Alternativas para aumentar arrecadação
Haddad indicou que, com entre R$ 110 bilhões e R$ 150 bilhões, o déficit poderia ser zerado ano que vem. Na expectativa ministerial, a proposta do arcabouço foi anunciada como “flexível e crível”. Como objetivos, o governo listou equilibrar as contas públicas, reduzir o déficit e aumentar o superávit. O conjunto de regras permitiria manter a economia com responsabilidade fiscal e social, e favorecer redução da inflação e retomar investimentos. Segundo a Fazenda, a medida busca “corrigir as deficiências das regras fiscais vigentes até agora e garantir a sustentabilidade financeira do país”.
Desde antes da posse, o atual governo acena com agenda positiva de iniciativas, que implica aumento de gastos. “Como é que vai haver mais gastos e melhora fiscal? Isso só fecha com aumento de receitas. Cadê os números? Quero dar o benefício da dúvida. Isso pode ser esclarecido quando sair a Lei de Diretrizes Orçamentárias (LDO), até 15 de abril”, pondera o pesquisador do FGV Ibre Fabio Giambiagi. Até esta data, o governo tem de enviar ao Congresso a LDO, espécie de “pré-orçamento”, que dá as linhas gerais para o orçamento a ser enviado apenas em agosto ao Congresso. Na LDO é preciso apresentar em detalhes como será o comportamento das despesas nos anos seguintes.

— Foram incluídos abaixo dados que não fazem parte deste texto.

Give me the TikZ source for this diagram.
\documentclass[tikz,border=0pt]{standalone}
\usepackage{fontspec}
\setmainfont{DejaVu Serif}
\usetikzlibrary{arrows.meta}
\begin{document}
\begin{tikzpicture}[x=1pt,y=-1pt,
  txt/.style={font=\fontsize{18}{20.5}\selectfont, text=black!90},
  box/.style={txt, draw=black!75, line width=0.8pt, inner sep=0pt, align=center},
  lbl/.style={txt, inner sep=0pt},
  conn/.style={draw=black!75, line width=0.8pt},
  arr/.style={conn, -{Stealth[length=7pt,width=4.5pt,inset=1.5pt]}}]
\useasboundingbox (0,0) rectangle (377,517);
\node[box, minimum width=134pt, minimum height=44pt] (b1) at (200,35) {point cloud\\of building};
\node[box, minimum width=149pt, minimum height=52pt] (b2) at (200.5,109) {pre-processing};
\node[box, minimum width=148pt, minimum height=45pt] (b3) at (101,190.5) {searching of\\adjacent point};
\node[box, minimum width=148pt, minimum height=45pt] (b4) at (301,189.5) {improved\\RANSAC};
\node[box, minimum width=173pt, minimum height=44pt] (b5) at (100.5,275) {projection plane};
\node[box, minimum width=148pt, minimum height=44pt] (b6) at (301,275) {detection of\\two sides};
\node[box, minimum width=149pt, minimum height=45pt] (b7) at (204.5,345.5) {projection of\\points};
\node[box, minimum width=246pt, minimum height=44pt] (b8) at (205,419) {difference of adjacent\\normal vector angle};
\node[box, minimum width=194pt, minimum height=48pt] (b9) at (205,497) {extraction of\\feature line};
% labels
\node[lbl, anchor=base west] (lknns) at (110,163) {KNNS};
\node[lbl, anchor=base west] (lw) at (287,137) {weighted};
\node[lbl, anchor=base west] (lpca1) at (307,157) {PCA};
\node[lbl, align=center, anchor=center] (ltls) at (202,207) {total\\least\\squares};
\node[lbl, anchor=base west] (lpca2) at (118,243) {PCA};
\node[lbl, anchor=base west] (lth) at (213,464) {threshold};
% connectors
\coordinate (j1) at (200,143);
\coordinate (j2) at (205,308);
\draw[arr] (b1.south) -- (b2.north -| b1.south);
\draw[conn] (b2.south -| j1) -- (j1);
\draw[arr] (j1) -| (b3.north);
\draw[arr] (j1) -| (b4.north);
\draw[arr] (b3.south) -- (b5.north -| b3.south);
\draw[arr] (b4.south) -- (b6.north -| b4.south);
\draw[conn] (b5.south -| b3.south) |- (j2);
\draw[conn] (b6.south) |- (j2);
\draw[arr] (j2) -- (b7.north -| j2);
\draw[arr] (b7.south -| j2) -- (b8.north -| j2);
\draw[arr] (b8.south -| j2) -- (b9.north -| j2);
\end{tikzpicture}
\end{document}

O governo federal busca alternativas para aumentar a arrecadação e fortalecer o arcabouço fiscal. Assegura que não se trataria de aumentar alíquotas de impostos existentes ou da criação de novos tributos. Entre as medidas em discussão estão a taxação de apostas eletrônicas, a tributação de e-commerces que importam produtos sem recolher impostos devidos e a taxação de fundos exclusivos.

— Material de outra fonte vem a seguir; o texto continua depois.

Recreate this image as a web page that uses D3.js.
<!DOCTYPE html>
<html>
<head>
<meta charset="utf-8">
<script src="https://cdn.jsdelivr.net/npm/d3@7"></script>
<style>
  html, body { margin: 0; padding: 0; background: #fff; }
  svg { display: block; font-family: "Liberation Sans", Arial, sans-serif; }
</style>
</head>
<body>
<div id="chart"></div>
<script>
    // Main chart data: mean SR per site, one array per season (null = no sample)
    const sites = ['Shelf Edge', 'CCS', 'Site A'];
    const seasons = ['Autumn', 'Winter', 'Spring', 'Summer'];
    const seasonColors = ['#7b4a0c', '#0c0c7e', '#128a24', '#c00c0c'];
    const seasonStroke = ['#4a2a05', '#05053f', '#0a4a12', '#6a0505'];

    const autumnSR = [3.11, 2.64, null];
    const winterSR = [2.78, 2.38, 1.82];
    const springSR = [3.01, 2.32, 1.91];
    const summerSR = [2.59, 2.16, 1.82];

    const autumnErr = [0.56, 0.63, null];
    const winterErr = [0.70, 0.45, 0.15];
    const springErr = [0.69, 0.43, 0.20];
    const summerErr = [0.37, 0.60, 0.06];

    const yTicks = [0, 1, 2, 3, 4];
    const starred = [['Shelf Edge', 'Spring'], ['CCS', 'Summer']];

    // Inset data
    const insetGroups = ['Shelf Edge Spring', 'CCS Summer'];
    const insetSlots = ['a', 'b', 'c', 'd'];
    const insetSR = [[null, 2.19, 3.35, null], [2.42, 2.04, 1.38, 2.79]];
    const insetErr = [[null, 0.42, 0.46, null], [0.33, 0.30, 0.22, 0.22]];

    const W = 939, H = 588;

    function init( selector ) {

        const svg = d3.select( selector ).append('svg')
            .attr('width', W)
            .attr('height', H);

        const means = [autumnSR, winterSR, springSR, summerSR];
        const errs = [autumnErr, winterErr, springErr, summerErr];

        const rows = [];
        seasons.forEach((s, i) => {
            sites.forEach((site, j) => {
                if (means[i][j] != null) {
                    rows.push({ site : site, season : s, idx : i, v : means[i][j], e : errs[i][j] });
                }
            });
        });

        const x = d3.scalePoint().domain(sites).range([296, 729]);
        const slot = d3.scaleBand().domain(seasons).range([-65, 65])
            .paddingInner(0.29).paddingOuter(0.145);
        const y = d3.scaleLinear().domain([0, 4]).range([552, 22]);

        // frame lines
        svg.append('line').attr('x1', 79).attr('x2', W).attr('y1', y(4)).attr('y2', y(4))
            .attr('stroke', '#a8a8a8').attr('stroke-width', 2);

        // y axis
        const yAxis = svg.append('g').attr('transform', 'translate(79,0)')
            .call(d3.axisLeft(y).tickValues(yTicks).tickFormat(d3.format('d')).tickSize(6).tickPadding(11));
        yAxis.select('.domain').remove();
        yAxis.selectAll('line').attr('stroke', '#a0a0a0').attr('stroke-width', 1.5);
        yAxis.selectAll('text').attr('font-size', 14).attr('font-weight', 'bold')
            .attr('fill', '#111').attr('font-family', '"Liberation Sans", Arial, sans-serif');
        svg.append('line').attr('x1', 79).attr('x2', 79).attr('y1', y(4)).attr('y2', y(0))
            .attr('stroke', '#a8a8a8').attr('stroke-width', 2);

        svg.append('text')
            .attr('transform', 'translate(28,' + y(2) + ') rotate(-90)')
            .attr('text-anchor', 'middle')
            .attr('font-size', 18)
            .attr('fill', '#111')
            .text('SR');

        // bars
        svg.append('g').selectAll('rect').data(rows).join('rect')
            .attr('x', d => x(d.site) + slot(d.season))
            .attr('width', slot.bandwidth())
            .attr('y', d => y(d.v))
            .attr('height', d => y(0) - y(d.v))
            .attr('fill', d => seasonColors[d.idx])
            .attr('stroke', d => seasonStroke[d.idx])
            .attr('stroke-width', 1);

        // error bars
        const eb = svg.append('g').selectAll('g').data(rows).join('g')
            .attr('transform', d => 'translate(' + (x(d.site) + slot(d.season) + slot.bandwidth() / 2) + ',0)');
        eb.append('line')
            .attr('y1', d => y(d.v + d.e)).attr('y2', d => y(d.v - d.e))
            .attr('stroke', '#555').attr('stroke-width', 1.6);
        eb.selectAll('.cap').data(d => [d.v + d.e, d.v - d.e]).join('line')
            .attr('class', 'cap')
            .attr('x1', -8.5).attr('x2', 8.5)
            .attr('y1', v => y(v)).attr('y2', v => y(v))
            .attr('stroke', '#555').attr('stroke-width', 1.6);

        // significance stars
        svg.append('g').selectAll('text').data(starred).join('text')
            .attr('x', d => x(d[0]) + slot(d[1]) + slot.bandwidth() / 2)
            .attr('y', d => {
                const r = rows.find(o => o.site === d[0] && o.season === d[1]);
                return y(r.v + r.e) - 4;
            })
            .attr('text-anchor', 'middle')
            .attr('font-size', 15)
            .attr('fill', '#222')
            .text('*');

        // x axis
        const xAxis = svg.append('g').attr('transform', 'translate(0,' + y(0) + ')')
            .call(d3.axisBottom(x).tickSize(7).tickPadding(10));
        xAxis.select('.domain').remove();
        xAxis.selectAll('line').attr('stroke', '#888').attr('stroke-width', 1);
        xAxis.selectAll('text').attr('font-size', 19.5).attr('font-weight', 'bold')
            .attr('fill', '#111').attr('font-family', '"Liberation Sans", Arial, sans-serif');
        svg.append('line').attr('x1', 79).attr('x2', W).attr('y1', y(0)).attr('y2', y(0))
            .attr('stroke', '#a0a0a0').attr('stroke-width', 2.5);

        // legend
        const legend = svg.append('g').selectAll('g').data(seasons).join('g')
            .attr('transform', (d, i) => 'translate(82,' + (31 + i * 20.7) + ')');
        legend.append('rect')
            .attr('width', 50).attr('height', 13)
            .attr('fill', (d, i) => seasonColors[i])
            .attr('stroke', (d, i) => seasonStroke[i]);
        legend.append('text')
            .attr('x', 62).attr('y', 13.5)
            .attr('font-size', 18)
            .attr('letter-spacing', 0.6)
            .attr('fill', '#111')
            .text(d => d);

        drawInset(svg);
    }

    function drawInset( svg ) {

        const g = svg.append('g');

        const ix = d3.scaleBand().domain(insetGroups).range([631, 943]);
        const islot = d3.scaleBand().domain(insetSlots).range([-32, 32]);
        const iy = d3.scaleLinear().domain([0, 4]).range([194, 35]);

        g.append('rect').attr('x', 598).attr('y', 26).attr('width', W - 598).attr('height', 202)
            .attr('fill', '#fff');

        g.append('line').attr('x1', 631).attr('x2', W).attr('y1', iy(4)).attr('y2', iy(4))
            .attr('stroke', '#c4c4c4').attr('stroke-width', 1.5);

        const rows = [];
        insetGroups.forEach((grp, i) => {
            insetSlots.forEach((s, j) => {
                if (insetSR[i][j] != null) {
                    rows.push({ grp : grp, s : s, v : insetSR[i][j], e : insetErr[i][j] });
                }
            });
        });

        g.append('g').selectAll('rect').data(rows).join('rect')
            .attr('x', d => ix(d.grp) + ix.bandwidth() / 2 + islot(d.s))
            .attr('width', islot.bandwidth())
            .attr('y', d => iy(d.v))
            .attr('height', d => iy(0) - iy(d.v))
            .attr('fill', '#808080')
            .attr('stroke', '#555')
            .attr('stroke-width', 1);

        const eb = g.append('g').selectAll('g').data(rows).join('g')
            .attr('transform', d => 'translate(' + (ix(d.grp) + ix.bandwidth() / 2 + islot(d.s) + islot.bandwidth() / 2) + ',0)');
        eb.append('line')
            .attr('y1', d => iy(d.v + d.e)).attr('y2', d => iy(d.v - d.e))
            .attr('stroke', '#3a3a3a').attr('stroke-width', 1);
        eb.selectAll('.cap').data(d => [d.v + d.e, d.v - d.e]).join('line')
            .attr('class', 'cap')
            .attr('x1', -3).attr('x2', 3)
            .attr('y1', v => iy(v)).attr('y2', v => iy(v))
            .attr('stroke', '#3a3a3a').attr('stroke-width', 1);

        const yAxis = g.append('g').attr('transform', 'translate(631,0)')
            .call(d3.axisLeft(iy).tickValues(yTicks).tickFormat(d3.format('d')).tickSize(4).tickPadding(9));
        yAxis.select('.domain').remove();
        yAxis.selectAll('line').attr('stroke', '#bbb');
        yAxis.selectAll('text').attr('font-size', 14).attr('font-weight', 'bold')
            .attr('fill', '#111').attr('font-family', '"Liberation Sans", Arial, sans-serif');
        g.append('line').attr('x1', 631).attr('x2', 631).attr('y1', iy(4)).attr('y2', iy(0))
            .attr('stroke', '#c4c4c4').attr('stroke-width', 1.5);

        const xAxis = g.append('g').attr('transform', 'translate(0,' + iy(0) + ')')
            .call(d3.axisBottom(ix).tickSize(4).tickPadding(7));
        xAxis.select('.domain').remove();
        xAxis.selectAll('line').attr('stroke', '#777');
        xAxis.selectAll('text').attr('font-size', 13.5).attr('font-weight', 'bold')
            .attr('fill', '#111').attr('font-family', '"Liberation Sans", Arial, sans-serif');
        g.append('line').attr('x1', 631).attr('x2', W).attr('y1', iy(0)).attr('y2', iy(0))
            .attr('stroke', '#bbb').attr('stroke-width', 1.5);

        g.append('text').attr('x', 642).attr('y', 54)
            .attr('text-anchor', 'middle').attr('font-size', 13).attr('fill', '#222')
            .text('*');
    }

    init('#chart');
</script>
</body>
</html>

Além disso, o governo admite corrigir o que considera uma distorção, que é o abatimento de créditos do Imposto sobre a Circulação e Mercadoria (ICMS) da base de cálculo de impostos federais, reduzindo a arrecadação do governo central.
Não se sabe quanto dessas medidas será aprovado no Congresso e efetivamente arrecadado.